All of the material should be reproduced exactly, with pictures left out.

__Supplied information__.
⁂

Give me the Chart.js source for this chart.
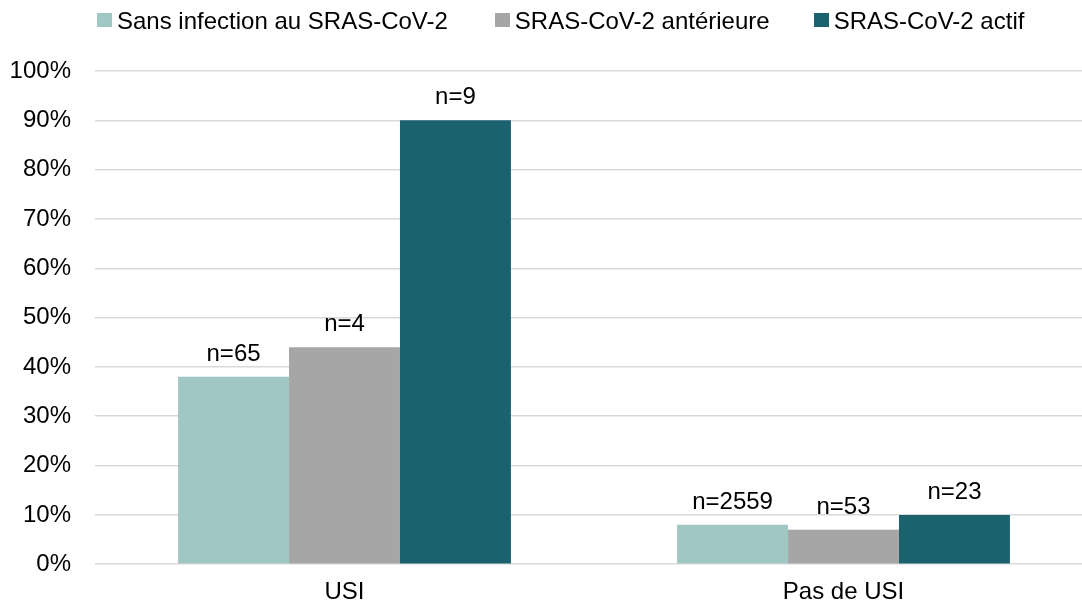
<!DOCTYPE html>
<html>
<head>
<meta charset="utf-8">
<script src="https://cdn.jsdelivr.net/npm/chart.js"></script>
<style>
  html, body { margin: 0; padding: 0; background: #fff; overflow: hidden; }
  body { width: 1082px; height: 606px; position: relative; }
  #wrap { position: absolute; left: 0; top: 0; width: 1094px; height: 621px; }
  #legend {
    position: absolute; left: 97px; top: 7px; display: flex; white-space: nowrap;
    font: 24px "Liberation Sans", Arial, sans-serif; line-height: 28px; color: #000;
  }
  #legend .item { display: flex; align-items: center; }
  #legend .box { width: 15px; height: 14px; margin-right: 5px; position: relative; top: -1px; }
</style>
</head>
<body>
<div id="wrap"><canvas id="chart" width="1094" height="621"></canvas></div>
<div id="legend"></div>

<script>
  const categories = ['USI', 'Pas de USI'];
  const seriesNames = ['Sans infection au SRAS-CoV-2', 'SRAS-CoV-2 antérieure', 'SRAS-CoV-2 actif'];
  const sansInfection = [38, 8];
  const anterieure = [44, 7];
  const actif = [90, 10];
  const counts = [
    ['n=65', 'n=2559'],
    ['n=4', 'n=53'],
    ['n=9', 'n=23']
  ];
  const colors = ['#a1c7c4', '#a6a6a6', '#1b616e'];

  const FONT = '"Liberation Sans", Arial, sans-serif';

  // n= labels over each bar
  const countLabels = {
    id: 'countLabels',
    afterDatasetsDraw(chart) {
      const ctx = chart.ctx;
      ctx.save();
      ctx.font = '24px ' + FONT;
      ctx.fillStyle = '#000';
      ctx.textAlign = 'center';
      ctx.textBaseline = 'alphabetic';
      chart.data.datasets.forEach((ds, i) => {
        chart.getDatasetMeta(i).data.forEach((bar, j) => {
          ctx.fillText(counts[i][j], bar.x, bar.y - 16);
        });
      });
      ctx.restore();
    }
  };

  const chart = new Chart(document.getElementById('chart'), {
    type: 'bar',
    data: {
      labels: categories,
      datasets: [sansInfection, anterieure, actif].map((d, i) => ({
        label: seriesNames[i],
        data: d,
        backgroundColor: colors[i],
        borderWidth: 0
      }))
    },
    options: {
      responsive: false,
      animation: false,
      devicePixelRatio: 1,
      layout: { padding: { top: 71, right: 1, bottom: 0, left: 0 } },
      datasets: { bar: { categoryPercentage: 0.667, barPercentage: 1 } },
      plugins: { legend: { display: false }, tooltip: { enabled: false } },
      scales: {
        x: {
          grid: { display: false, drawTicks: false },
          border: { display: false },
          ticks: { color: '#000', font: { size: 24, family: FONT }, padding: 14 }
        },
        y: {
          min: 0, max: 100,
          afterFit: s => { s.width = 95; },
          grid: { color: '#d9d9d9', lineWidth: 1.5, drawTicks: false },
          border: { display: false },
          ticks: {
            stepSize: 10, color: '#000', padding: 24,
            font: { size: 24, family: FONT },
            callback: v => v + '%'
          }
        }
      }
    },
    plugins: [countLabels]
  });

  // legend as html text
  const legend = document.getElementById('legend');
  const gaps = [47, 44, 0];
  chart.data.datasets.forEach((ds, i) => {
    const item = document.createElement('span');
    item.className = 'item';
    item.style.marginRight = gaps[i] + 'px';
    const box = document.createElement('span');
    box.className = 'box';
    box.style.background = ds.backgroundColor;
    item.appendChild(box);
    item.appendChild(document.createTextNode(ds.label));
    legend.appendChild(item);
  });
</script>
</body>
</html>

⁂

__Correct output__.
Give me the Chart.js source for this chart.
<!DOCTYPE html>
<html>
<head>
<meta charset="utf-8">
<script src="https://cdn.jsdelivr.net/npm/chart.js"></script>
<style>
  html, body { margin: 0; padding: 0; background: #fff; overflow: hidden; }
  body { width: 1082px; height: 606px; position: relative; }
  #wrap { position: absolute; left: 0; top: 0; width: 1094px; height: 621px; }
  #legend {
    position: absolute; left: 97px; top: 7px; display: flex; white-space: nowrap;
    font: 24px "Liberation Sans", Arial, sans-serif; line-height: 28px; color: #000;
  }
  #legend .item { display: flex; align-items: center; }
  #legend .box { width: 15px; height: 14px; margin-right: 5px; position: relative; top: -1px; }
</style>
</head>
<body>
<div id="wrap"><canvas id="chart" width="1094" height="621"></canvas></div>
<div id="legend"></div>

<script>
  const categories = ['USI', 'Pas de USI'];
  const seriesNames = ['Sans infection au SRAS-CoV-2', 'SRAS-CoV-2 antérieure', 'SRAS-CoV-2 actif'];
  const sansInfection = [38, 8];
  const anterieure = [44, 7];
  const actif = [90, 10];
  const counts = [
    ['n=65', 'n=2559'],
    ['n=4', 'n=53'],
    ['n=9', 'n=23']
  ];
  const colors = ['#a1c7c4', '#a6a6a6', '#1b616e'];

  const FONT = '"Liberation Sans", Arial, sans-serif';

  // n= labels over each bar
  const countLabels = {
    id: 'countLabels',
    afterDatasetsDraw(chart) {
      const ctx = chart.ctx;
      ctx.save();
      ctx.font = '24px ' + FONT;
      ctx.fillStyle = '#000';
      ctx.textAlign = 'center';
      ctx.textBaseline = 'alphabetic';
      chart.data.datasets.forEach((ds, i) => {
        chart.getDatasetMeta(i).data.forEach((bar, j) => {
          ctx.fillText(counts[i][j], bar.x, bar.y - 16);
        });
      });
      ctx.restore();
    }
  };

  const chart = new Chart(document.getElementById('chart'), {
    type: 'bar',
    data: {
      labels: categories,
      datasets: [sansInfection, anterieure, actif].map((d, i) => ({
        label: seriesNames[i],
        data: d,
        backgroundColor: colors[i],
        borderWidth: 0
      }))
    },
    options: {
      responsive: false,
      animation: false,
      devicePixelRatio: 1,
      layout: { padding: { top: 71, right: 1, bottom: 0, left: 0 } },
      datasets: { bar: { categoryPercentage: 0.667, barPercentage: 1 } },
      plugins: { legend: { display: false }, tooltip: { enabled: false } },
      scales: {
        x: {
          grid: { display: false, drawTicks: false },
          border: { display: false },
          ticks: { color: '#000', font: { size: 24, family: FONT }, padding: 14 }
        },
        y: {
          min: 0, max: 100,
          afterFit: s => { s.width = 95; },
          grid: { color: '#d9d9d9', lineWidth: 1.5, drawTicks: false },
          border: { display: false },
          ticks: {
            stepSize: 10, color: '#000', padding: 24,
            font: { size: 24, family: FONT },
            callback: v => v + '%'
          }
        }
      }
    },
    plugins: [countLabels]
  });

  // legend as html text
  const legend = document.getElementById('legend');
  const gaps = [47, 44, 0];
  chart.data.datasets.forEach((ds, i) => {
    const item = document.createElement('span');
    item.className = 'item';
    item.style.marginRight = gaps[i] + 'px';
    const box = document.createElement('span');
    box.className = 'box';
    box.style.background = ds.backgroundColor;
    item.appendChild(box);
    item.appendChild(document.createTextNode(ds.label));
    legend.appendChild(item);
  });
</script>
</body>
</html>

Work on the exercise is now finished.